Starting at the first line of the data, print each line verbatim up to and including the line bearing "fig = go.Figure()", omitting pictures.

_Data block_:

● ● ● ● ● ● ●

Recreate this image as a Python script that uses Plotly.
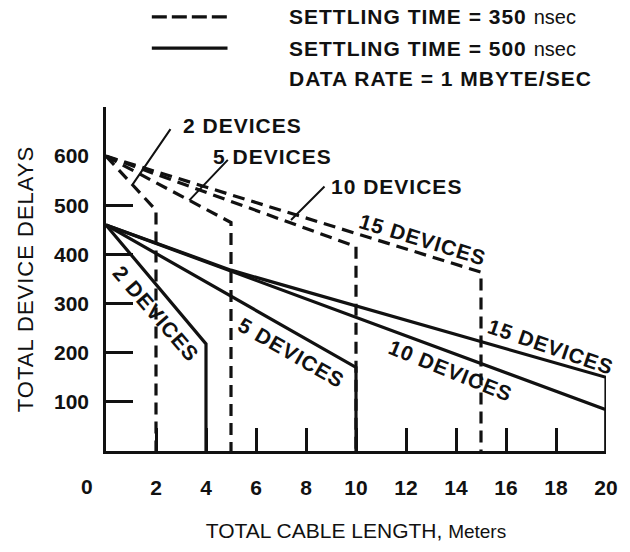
import plotly.graph_objects as go

FONT = "Liberation Sans"

# ---------------- data ----------------
# Settling time = 350 nsec (dashed): total cable length (m) -> total device delays
len_350_2dev = [0, 2, 2]
del_350_2dev = [600, 490, 0]
len_350_5dev = [0, 5, 5]
del_350_5dev = [600, 465, 0]
len_350_10dev = [0, 10, 10]
del_350_10dev = [600, 416, 0]
len_350_15dev = [0, 15, 15]
del_350_15dev = [600, 364, 0]

# Settling time = 500 nsec (solid)
len_500_2dev = [0, 4, 4]
del_500_2dev = [460, 218, 0]
len_500_5dev = [0, 10, 10]
del_500_5dev = [460, 170, 0]
len_500_10dev = [0, 20, 20]
del_500_10dev = [460, 84, 0]
len_500_15dev = [0, 5, 20, 20]
del_500_15dev = [460, 368, 150, 0]

x_tick_vals = [2, 4, 6, 8, 10, 12, 14, 16, 18, 20]
x_tick_text = ["2", "4", "6", "8", "10", "12", "14", "16", "18", "20"]
y_label_vals = [100, 200, 300, 400, 500, 600]
y_label_text = ["100", "200", "300", "400", "500", "600"]
y_tick_marks = [100, 200, 300, 400, 500, 700]

BLACK = "#111111"
LW = 3.2
DASH = "12px,7px"

fig = go.Figure()

for xs, ys in [(len_350_2dev, del_350_2dev), (len_350_5dev, del_350_5dev),
               (len_350_10dev, del_350_10dev), (len_350_15dev, del_350_15dev)]:
    fig.add_trace(go.Scatter(x=xs, y=ys, mode="lines", showlegend=False,
                             line=dict(color=BLACK, width=LW, dash=DASH),
                             hoverinfo="skip"))
for xs, ys in [(len_500_2dev, del_500_2dev), (len_500_5dev, del_500_5dev),
               (len_500_10dev, del_500_10dev), (len_500_15dev, del_500_15dev)]:
    fig.add_trace(go.Scatter(x=xs, y=ys, mode="lines", showlegend=False,
                             line=dict(color=BLACK, width=LW),
                             hoverinfo="skip"))

# carrier trace for the overlaying axis that holds the tick labels
fig.add_trace(go.Scatter(x=[None], y=[None], yaxis="y2", showlegend=False,
                         mode="lines", hoverinfo="skip"))

SP = 'letter-spacing:1px'
bold = dict(family=FONT, size=21, color=BLACK, weight="bold")

def sp(t):
    return '<span style="%s">%s</span>' % (SP, t)

annotations = []
# curve labels (dashed family)
annotations.append(dict(x=3.0, y=662, text=sp("2 DEVICES"), xanchor="left", yanchor="middle"))
annotations.append(dict(x=4.2, y=600, text=sp("5 DEVICES"), xanchor="left", yanchor="middle"))
annotations.append(dict(x=8.9, y=538, text=sp("10 DEVICES"), xanchor="left", yanchor="middle"))
annotations.append(dict(x=12.67, y=430, text=sp("15 DEVICES"), textangle=17))
# curve labels (solid family)
annotations.append(dict(x=2.0, y=280, text=sp("2 DEVICES"), textangle=49))
annotations.append(dict(x=7.4, y=200, text=sp("5 DEVICES"), textangle=30))
annotations.append(dict(x=13.78, y=164, text=sp("10 DEVICES"), textangle=22))
annotations.append(dict(x=17.76, y=212, text=sp("15 DEVICES"), textangle=19))
for a in annotations:
    a.update(xref="x", yref="y", showarrow=False, font=bold)

# leader lines
for (px, py, ax, ay) in [(1.06, 542, 39, -57), (3.33, 510, 40, -42), (7.4, 470, 35, -35)]:
    annotations.append(dict(x=px, y=py, xref="x", yref="y", text="", showarrow=True,
                            arrowhead=0, arrowwidth=2, arrowcolor=BLACK, ax=ax, ay=ay,
                            standoff=0, startstandoff=0))

# "0" tick label set left of the axis as in the original
annotations.append(dict(x=0, y=-0.103, xref="x", yref="paper", text="0", showarrow=False,
                        xshift=-19, xanchor="center", yanchor="middle", font=bold))

# legend block
def px2paper_x(p):
    return (p - 106) / 502.0

def px2paper_y(p):
    return (458 - p) / 351.0

nsec = '<span style="font-weight:normal;font-size:20px">nsec</span>'
leg_lines = [(15, sp("SETTLING TIME = 350 ") + nsec),
             (47, sp("SETTLING TIME = 500 ") + nsec),
             (78, sp("DATA RATE = 1 MBYTE/SEC"))]
for yy, t in leg_lines:
    annotations.append(dict(x=px2paper_x(288), y=px2paper_y(yy), xref="paper", yref="paper",
                            text=t, showarrow=False, xanchor="left", yanchor="middle",
                            font=bold))

shapes = [
    dict(type="line", xref="paper", yref="paper", x0=px2paper_x(152), x1=px2paper_x(228),
         y0=px2paper_y(15), y1=px2paper_y(15),
         line=dict(color=BLACK, width=LW, dash="15px,5px")),
    dict(type="line", xref="paper", yref="paper", x0=px2paper_x(152), x1=px2paper_x(228),
         y0=px2paper_y(47), y1=px2paper_y(47), line=dict(color=BLACK, width=LW)),
]

fig.update_layout(
    width=630, height=552,
    margin=dict(l=106, r=22, t=107, b=94),
    paper_bgcolor="white", plot_bgcolor="white",
    font=dict(family=FONT, color=BLACK),
    showlegend=False,
    annotations=annotations,
    shapes=shapes,
    xaxis=dict(range=[0, 20], showgrid=False, zeroline=False,
               showline=True, linewidth=LW, linecolor=BLACK,
               tickmode="array", tickvals=x_tick_vals, ticktext=x_tick_text,
               ticks="inside", ticklen=23, tickwidth=2.6, tickcolor=BLACK,
               tickfont=bold, ticklabelstandoff=16,
               title=dict(text='TOTAL CABLE LENGTH, <span style="font-size:19px">Meters</span>',
                          font=dict(family=FONT, size=21, color=BLACK), standoff=26)),
    yaxis=dict(range=[0, 700], showgrid=False, zeroline=False,
               showline=True, linewidth=LW, linecolor=BLACK,
               tickmode="array", tickvals=y_tick_marks,
               ticks="inside", ticklen=27, tickwidth=2.6, tickcolor=BLACK,
               showticklabels=False),
    yaxis2=dict(overlaying="y", anchor="x", side="left", range=[0, 700],
                showgrid=False, zeroline=False, showline=False,
                tickmode="array", tickvals=y_label_vals, ticktext=y_label_text,
                ticks="", tickfont=bold, ticklabelstandoff=16,
                title=dict(text=sp("TOTAL DEVICE DELAYS"),
                           font=dict(family=FONT, size=22, color=BLACK), standoff=14)),
)

fig.write_html("out.html", config={"displayModeBar": False},
               post_script="document.body.style.margin='0px';")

● ● ● ● ● ● ●

_Answer to the problem_:
Recreate this image as a Python script that uses Plotly.
import plotly.graph_objects as go

FONT = "Liberation Sans"

# ---------------- data ----------------
# Settling time = 350 nsec (dashed): total cable length (m) -> total device delays
len_350_2dev = [0, 2, 2]
del_350_2dev = [600, 490, 0]
len_350_5dev = [0, 5, 5]
del_350_5dev = [600, 465, 0]
len_350_10dev = [0, 10, 10]
del_350_10dev = [600, 416, 0]
len_350_15dev = [0, 15, 15]
del_350_15dev = [600, 364, 0]

# Settling time = 500 nsec (solid)
len_500_2dev = [0, 4, 4]
del_500_2dev = [460, 218, 0]
len_500_5dev = [0, 10, 10]
del_500_5dev = [460, 170, 0]
len_500_10dev = [0, 20, 20]
del_500_10dev = [460, 84, 0]
len_500_15dev = [0, 5, 20, 20]
del_500_15dev = [460, 368, 150, 0]

x_tick_vals = [2, 4, 6, 8, 10, 12, 14, 16, 18, 20]
x_tick_text = ["2", "4", "6", "8", "10", "12", "14", "16", "18", "20"]
y_label_vals = [100, 200, 300, 400, 500, 600]
y_label_text = ["100", "200", "300", "400", "500", "600"]
y_tick_marks = [100, 200, 300, 400, 500, 700]

BLACK = "#111111"
LW = 3.2
DASH = "12px,7px"

fig = go.Figure()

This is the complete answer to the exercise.